Sets of four candlesticks of the 18th century are extremely rare. This sale offers three! The first set bears the mark of Genoa, around 1760 (lot 89, estimate: € 25,000 to 35,000). A second set was made by Hugues Lossieux de la Vallée, Saint Malo, 1707-1708, and is engraved with the arms of the Le Gobien family of Brittany (lot 95, estimate: € 15,000 to 20,000). The most extraordinary set was made by François Rigal in Paris in 1736-1737. It has the arms of the Picot de Plédran family, who were of Scottish origin. They had settled in Saint Malo in the 16th century and made their fortune from maritime trading (lot 101, estimate: € 50,000 to 80,000). Among the pairs of candlesticks, the one by the well known silversmith Louis-Joseph Lenhendrick, produced in Paris in 1766-1767 and 1768-1769, bears the arms of the de Mareuil family from Picardy (lot 118, estimate: € 25,000 to 35,000).


The most precious piece of the sale is unquestionably the last lot, an exceptional blood jasper cup, set on a piedouche and mounted in enamelled gold, made by Jean-Valentin Morel, Paris 1854-1855, for the Duc de Luynes.

Morel was born in Paris in 1794, the son of a lapidary by profession, and related through his mother to a family of Parisian silversmiths. He became an apprentice to Adrien Vachette, a supplier of gold boxes, where he learned the traditional techniques of jewellers and silversmiths. When he set up on his own, he did not work with the expensive materials usually used by silversmiths for financial reasons but turned to other inlay techniques. The quality of his work is dazzling. As he suffered from bad health, he was obliged to stop working for a year, but then became head of the Fossin workshop where he revived the process of embossed work on gold, which he applied on objects made of hard stone. He became a partner of Henri Duponchel, with whom he produced ornamental vases, table silverware, jewellery sets and accessories, as well as a wide variety of ornaments combined together with great imagination, which earned him an international reputation. For example, he made the binding of a missal for Pope Gregory XVI, a table service for the King of Sardinia and several objects for the future William III of the Netherlands, and for the Duc de Luynes in France.

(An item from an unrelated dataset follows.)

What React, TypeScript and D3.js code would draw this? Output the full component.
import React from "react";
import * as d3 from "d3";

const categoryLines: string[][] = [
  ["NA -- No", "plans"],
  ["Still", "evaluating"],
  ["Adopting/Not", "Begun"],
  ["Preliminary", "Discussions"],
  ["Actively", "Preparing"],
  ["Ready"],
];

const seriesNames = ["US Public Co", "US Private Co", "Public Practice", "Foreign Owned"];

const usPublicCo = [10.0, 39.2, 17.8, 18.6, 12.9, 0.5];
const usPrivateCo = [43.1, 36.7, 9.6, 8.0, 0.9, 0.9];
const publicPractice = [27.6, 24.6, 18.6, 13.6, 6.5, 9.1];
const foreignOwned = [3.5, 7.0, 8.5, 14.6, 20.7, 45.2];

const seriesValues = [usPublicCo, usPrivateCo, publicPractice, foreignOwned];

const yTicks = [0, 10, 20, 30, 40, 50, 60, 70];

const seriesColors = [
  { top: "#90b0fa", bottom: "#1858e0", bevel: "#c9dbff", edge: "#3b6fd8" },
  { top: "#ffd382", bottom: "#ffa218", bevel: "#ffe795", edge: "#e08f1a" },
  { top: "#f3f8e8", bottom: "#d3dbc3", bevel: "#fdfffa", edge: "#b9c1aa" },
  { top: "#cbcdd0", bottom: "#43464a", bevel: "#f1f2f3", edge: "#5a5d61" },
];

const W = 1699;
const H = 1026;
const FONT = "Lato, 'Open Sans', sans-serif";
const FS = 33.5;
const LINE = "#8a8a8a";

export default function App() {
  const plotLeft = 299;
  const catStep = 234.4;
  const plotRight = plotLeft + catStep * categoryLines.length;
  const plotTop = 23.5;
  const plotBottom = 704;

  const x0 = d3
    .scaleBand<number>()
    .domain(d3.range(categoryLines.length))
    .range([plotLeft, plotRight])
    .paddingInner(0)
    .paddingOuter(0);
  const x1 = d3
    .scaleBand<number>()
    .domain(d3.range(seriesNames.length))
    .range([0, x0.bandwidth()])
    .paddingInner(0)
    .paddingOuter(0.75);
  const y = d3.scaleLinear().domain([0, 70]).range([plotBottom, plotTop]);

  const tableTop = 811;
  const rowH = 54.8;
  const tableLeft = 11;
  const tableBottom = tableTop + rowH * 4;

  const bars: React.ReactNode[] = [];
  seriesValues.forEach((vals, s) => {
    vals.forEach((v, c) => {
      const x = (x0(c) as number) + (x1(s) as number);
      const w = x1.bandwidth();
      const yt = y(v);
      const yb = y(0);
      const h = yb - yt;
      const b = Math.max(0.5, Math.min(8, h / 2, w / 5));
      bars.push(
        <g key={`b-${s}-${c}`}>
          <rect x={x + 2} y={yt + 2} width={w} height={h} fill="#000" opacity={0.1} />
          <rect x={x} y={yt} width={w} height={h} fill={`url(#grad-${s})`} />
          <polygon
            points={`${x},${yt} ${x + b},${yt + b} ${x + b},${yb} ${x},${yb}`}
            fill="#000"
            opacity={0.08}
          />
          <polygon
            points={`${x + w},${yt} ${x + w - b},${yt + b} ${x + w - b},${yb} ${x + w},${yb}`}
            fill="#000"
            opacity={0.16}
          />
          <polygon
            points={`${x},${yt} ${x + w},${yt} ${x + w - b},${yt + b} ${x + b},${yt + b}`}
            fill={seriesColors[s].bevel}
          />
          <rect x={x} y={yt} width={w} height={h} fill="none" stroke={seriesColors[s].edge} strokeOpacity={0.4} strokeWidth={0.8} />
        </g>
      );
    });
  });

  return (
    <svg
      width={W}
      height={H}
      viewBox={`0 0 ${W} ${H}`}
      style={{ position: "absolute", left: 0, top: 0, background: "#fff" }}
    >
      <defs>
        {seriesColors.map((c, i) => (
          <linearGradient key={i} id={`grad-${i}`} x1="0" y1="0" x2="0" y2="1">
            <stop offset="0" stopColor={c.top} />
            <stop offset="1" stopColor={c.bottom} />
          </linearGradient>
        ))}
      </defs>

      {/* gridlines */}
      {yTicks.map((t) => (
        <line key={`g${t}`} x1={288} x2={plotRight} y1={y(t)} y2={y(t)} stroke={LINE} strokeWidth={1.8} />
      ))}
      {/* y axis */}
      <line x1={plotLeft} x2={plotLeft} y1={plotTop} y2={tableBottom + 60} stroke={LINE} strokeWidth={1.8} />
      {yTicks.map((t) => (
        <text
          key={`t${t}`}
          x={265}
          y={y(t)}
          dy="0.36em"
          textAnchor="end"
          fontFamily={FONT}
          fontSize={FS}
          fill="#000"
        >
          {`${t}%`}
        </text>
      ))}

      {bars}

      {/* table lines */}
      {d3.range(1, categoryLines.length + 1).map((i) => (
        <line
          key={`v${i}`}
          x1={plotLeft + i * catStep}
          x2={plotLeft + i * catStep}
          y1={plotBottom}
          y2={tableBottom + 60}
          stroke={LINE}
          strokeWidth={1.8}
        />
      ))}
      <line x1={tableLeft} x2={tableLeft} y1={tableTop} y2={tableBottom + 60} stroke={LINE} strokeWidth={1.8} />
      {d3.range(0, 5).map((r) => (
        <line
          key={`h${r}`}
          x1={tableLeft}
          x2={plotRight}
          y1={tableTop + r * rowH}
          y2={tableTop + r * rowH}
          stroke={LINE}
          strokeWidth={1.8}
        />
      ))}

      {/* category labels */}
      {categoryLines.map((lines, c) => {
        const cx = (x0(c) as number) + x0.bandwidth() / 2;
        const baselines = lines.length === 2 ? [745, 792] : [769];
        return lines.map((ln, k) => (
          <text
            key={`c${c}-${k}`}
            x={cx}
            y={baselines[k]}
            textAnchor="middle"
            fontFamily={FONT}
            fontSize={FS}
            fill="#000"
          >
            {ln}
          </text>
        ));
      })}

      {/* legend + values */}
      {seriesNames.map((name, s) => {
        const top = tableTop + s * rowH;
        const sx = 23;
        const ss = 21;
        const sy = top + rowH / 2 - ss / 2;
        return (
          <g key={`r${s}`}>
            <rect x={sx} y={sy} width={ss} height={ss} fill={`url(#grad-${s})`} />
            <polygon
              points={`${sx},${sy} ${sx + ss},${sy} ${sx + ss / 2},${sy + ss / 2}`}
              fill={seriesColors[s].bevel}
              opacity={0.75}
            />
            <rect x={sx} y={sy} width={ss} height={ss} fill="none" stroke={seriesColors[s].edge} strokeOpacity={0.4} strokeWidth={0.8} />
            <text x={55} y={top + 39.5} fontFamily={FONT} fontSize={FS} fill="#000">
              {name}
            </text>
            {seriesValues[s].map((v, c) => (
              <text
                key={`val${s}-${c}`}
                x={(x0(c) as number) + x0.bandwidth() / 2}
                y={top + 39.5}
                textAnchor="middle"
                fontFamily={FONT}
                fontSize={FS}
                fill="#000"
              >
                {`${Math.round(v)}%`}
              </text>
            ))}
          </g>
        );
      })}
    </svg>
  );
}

In 1846, business declined, and the two partners had a dispute. Morel left to settle in London, not far from the rival firms of Piccadilly, such as Storr and Mortimer, and Garrard, but he came up against English prejudices. He nevertheless enjoyed support from the French who had sought exile in England because of the Revolution of 1848, and was recommended to Queen Victoria, who granted him a permit as an official supplier. He received modest commissions but devoted all his energy to preparing for the Exposition Universelle of 1851, where he received the highest award. The jeweller’s most brilliant works were his cups in hard stone, made in the manner of the 16th century. At the end of 1852, having lost all financial backing, he was obliged to close his business and return to France. He opened a new workshop in Sèvres and made a cup in lapis lazuli for the English collector Henry Thomas Hope, which earned him the gold medal of the Exposition Universelle of 1855.

Despite his talent, Valentin Morel always had difficulty in carving a name for himself and only his courage and perseverance enabled him to win recognition. The Duc de Luynes (1802-1867), a great art lover and patron, supplied ideas and materials to silversmiths as they suffered from the economic difficulties of that period. Morel benefited from the generosity of the Duc de Luynes, who became one of his principal patrons. In 1854, he commissioned the circular blood jasper and gold mounted cup, in this sale, and gave Morel two antique cameos to decorate it. They were inlaid in garlands of small, multicoloured, enamelled flowers, to complete the ornamentation of the handles in the form of two enamelled mermaids with green, red and blue wings. This object, of a rare quality, has remained among the descendants of the Duc de Luynes to this day (lot 154, estimate: € 80,000 to 120,000).